Some signs stand for themselves. Example: the `word’ for tongue in American Sign Language is the gesture of pointing to the tongue.
Q: Is this possible? Is it not the case that this is not a word at all, but a suggestion that one consider the indicated item? If I point at the sun, is my action identical with saying the word `sun’? Is it coherent at all for something to be a sign if the signified is the sign? Must it not refer elsewhere? Does a sign labelled `this is a sign’ tell us more than a sign shaped piece of wood?
To be a word requires a certain context. Example: the shape `spinach’ formed randomly in the clouds does not constitute the word `spinach’. Putting a can on a piece of paper with `spinach’ written on it, by contrast, does instantiate a communicative act.
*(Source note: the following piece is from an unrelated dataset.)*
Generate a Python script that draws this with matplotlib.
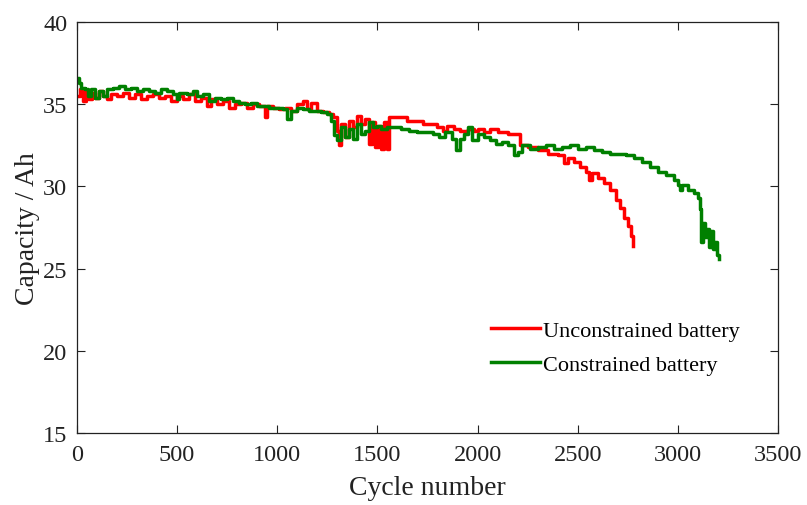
import matplotlib
matplotlib.use("Agg")
import matplotlib.pyplot as plt

red_cycles = [0, 15, 30, 45, 60, 75, 90, 110, 130, 150, 170, 200, 230, 260, 290, 320, 350, 380, 410, 440,
              470, 500, 530, 560, 590, 620, 650, 670, 700, 730, 760, 790, 820, 850, 880, 910, 940, 950, 980,
              1010, 1040, 1070, 1100, 1130, 1150, 1170, 1200, 1230, 1260, 1280, 1300, 1310, 1320, 1340, 1360,
              1380, 1400, 1420, 1440, 1460, 1475, 1490, 1505, 1520, 1535, 1550, 1560, 1600, 1650, 1700, 1730,
              1760, 1800, 1830, 1850, 1880, 1910, 1950, 1980, 2000, 2030, 2060, 2100, 2150, 2190, 2210, 2250,
              2300, 2350, 2400, 2430, 2450, 2480, 2510, 2540, 2555, 2570, 2600, 2630, 2660, 2690, 2710, 2730,
              2750, 2765, 2778]
red_capacity = [35.5, 35.9, 35.2, 35.8, 35.3, 35.7, 35.4, 35.8, 35.5, 35.3, 35.6, 35.5, 35.7, 35.4, 35.6, 35.3,
                35.5, 35.6, 35.4, 35.5, 35.2, 35.5, 35.3, 35.6, 35.2, 35.4, 34.9, 35.3, 35.0, 35.2, 34.8, 35.0,
                35.1, 34.8, 35.0, 34.9, 34.2, 34.9, 34.8, 34.7, 34.8, 34.6, 35.0, 35.2, 34.7, 35.1, 34.6, 34.5,
                34.4, 34.2, 33.4, 32.5, 33.8, 33.0, 34.0, 33.6, 34.3, 33.8, 34.1, 32.6, 33.9, 32.4, 33.7, 32.3,
                33.9, 32.3, 34.2, 34.2, 34.0, 34.0, 33.8, 33.8, 33.6, 33.4, 33.7, 33.5, 33.4, 33.5, 33.4, 33.5,
                33.3, 33.5, 33.3, 33.2, 33.2, 32.5, 32.4, 32.2, 32.0, 31.9, 31.4, 31.7, 31.5, 31.2, 30.9, 30.4,
                30.8, 30.5, 30.2, 29.8, 29.2, 28.7, 28.1, 27.6, 27.0, 26.4]

green_cycles = [0, 10, 20, 40, 55, 70, 90, 110, 130, 150, 180, 210, 240, 270, 300, 330, 360, 390, 420, 450,
                480, 500, 510, 550, 580, 600, 630, 660, 690, 720, 750, 780, 810, 840, 870, 900, 930, 960, 1000,
                1030, 1050, 1070, 1100, 1130, 1160, 1190, 1220, 1250, 1270, 1285, 1300, 1320, 1340, 1360, 1380,
                1400, 1420, 1440, 1460, 1480, 1500, 1520, 1550, 1580, 1620, 1660, 1700, 1740, 1780, 1810, 1840,
                1870, 1890, 1910, 1930, 1950, 1970, 2000, 2030, 2060, 2090, 2120, 2150, 2180, 2200, 2220, 2260,
                2300, 2340, 2380, 2420, 2460, 2500, 2540, 2580, 2620, 2660, 2700, 2740, 2780, 2820, 2860, 2900,
                2940, 2980, 3000, 3010, 3020, 3050, 3080, 3100, 3110, 3115, 3125, 3135, 3145, 3155, 3165, 3175,
                3185, 3195, 3205]
green_capacity = [36.6, 36.3, 36.0, 35.9, 35.5, 35.9, 35.4, 35.8, 35.5, 35.9, 36.0, 36.1, 35.9, 36.0, 35.8,
                  35.9, 35.8, 35.7, 35.9, 35.8, 35.6, 35.3, 35.7, 35.6, 35.8, 35.5, 35.6, 35.2, 35.4, 35.3,
                  35.4, 35.2, 35.1, 35.0, 35.1, 34.9, 34.9, 34.8, 34.8, 34.7, 34.1, 34.6, 34.8, 34.7, 34.6,
                  34.6, 34.5, 34.4, 34.0, 33.1, 32.8, 33.6, 33.0, 33.5, 32.9, 33.8, 33.2, 33.4, 33.9, 33.6,
                  33.7, 33.5, 33.6, 33.6, 33.5, 33.4, 33.3, 33.3, 33.2, 33.0, 33.3, 32.9, 32.2, 32.9, 33.2,
                  33.6, 32.8, 33.2, 33.0, 32.8, 32.6, 32.7, 32.5, 31.9, 32.1, 32.5, 32.3, 32.4, 32.5, 32.3,
                  32.4, 32.5, 32.3, 32.4, 32.2, 32.1, 32.0, 32.0, 31.9, 31.7, 31.5, 31.2, 30.9, 30.7, 30.4,
                  30.1, 29.8, 30.1, 29.8, 29.6, 29.3, 28.6, 26.6, 27.8, 26.9, 27.4, 26.3, 27.3, 26.2, 26.6,
                  25.8, 25.6]

x_ticks = [0, 500, 1000, 1500, 2000, 2500, 3000, 3500]
y_ticks = [15, 20, 25, 30, 35, 40]

plt.rcParams['font.family'] = ['Liberation Serif', 'DejaVu Serif']

fig = plt.figure(figsize=(8.07, 5.06), dpi=100)
ax = fig.add_axes([0.0954, 0.1423, 0.8686, 0.8122])

ax.plot(red_cycles, red_capacity, color='#ff0000', lw=2.5, drawstyle='steps-post',
        label='Unconstrained battery')
ax.plot(green_cycles, green_capacity, color='#008000', lw=2.5, drawstyle='steps-post',
        label='Constrained battery')

ax.set_xlim(0, 3500)
ax.set_ylim(15, 40)
ax.set_xticks(x_ticks)
ax.set_yticks(y_ticks)
ax.tick_params(direction='in', length=6, width=0.8, labelsize=17.5, top=True, right=True,
               colors='#222222', labelcolor='#222222')
ax.tick_params(axis='x', pad=8)
ax.tick_params(axis='y', pad=7)
for s in ax.spines.values():
    s.set_linewidth(0.9)
    s.set_color('#222222')

ax.set_xlabel('Cycle number', fontsize=20, color='#222222', labelpad=7)
ax.set_ylabel('Capacity / Ah', fontsize=20, color='#222222', labelpad=2)

ax.legend(loc='lower left', bbox_to_anchor=(0.578, 0.12), frameon=False, fontsize=16,
          handlelength=2.2, handletextpad=0.15, labelspacing=0.6, borderaxespad=0)

fig.savefig('out.png', dpi=100)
So the can of spinach becomes part of the symbol for itself.
Q: What if the can contains beans? Why does the symbol `spinach’ combined with the can indicate only the can and not the can + paper complex?
The `you’ in `would you please go?’ is anaphoric: it applies to whoever is being addressed in the same way that pointing a finger at the addressee functions in ASL. It is not indexical. It is a `sign for itself’; a part of the environment – the interlocutor – is used to refer to itself.
Q: Why isn’t it still an indexical?
Everyone may have their own version of a particular concept because everyone has different experiences. This is recognised by the introduction of the term `unicept’.
There are no indexical or demonstrative thoughts because indexicals and demonstratives involve self-signs and there can be no external objects in the mind.